| Exercise instructions |
Beginning with the first line, set down every line through the one containing "0.986, 0.988, 0.99]", exactly as it appears, but not the pictures.

| Data lines |
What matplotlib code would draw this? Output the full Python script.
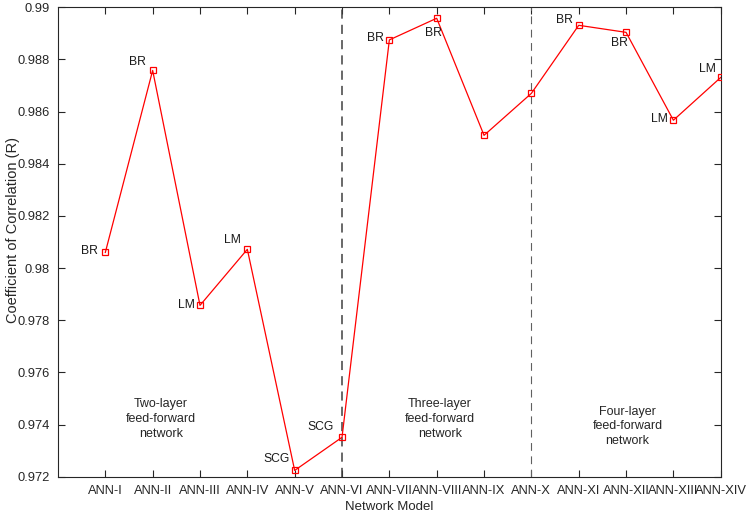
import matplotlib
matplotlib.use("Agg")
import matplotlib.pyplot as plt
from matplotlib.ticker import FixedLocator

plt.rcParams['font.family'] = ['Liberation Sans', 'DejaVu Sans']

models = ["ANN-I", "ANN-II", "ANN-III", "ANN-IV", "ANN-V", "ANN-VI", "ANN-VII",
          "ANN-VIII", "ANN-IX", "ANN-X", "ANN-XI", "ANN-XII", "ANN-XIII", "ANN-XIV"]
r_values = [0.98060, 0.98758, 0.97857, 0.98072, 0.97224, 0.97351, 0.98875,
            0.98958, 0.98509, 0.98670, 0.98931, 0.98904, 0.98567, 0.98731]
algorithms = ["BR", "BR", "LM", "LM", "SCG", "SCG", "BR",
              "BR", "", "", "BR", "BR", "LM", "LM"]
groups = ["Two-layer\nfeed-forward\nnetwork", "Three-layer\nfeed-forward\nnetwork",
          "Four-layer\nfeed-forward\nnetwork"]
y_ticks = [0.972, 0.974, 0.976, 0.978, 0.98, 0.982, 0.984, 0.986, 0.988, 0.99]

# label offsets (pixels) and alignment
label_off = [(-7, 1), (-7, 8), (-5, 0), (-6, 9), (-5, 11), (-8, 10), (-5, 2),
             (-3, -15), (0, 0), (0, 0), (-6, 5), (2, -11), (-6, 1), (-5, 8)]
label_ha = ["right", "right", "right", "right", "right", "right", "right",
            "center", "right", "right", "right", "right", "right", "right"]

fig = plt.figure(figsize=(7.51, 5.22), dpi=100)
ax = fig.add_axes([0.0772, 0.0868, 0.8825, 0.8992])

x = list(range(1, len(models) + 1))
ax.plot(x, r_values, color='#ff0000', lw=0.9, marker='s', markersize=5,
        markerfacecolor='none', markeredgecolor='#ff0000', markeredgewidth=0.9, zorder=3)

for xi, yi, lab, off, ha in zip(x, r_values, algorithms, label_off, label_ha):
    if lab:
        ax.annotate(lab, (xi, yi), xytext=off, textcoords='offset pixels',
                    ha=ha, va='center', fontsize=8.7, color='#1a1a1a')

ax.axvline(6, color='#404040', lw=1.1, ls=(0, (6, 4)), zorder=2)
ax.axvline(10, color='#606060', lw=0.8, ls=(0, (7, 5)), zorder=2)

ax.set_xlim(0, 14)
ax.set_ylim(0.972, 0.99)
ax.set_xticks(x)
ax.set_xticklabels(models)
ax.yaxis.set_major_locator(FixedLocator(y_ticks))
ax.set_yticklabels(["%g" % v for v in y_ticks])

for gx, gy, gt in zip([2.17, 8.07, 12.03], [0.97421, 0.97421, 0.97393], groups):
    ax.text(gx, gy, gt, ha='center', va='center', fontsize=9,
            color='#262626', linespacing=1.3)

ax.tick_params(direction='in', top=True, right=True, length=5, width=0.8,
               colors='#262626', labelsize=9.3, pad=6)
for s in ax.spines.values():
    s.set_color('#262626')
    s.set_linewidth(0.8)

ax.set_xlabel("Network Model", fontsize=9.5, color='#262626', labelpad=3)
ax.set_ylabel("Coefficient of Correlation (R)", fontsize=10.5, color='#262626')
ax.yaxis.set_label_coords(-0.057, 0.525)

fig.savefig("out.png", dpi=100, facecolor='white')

| Written response |
What matplotlib code would draw this? Output the full Python script.
import matplotlib
matplotlib.use("Agg")
import matplotlib.pyplot as plt
from matplotlib.ticker import FixedLocator

plt.rcParams['font.family'] = ['Liberation Sans', 'DejaVu Sans']

models = ["ANN-I", "ANN-II", "ANN-III", "ANN-IV", "ANN-V", "ANN-VI", "ANN-VII",
          "ANN-VIII", "ANN-IX", "ANN-X", "ANN-XI", "ANN-XII", "ANN-XIII", "ANN-XIV"]
r_values = [0.98060, 0.98758, 0.97857, 0.98072, 0.97224, 0.97351, 0.98875,
            0.98958, 0.98509, 0.98670, 0.98931, 0.98904, 0.98567, 0.98731]
algorithms = ["BR", "BR", "LM", "LM", "SCG", "SCG", "BR",
              "BR", "", "", "BR", "BR", "LM", "LM"]
groups = ["Two-layer\nfeed-forward\nnetwork", "Three-layer\nfeed-forward\nnetwork",
          "Four-layer\nfeed-forward\nnetwork"]
y_ticks = [0.972, 0.974, 0.976, 0.978, 0.98, 0.982, 0.984, 0.986, 0.988, 0.99]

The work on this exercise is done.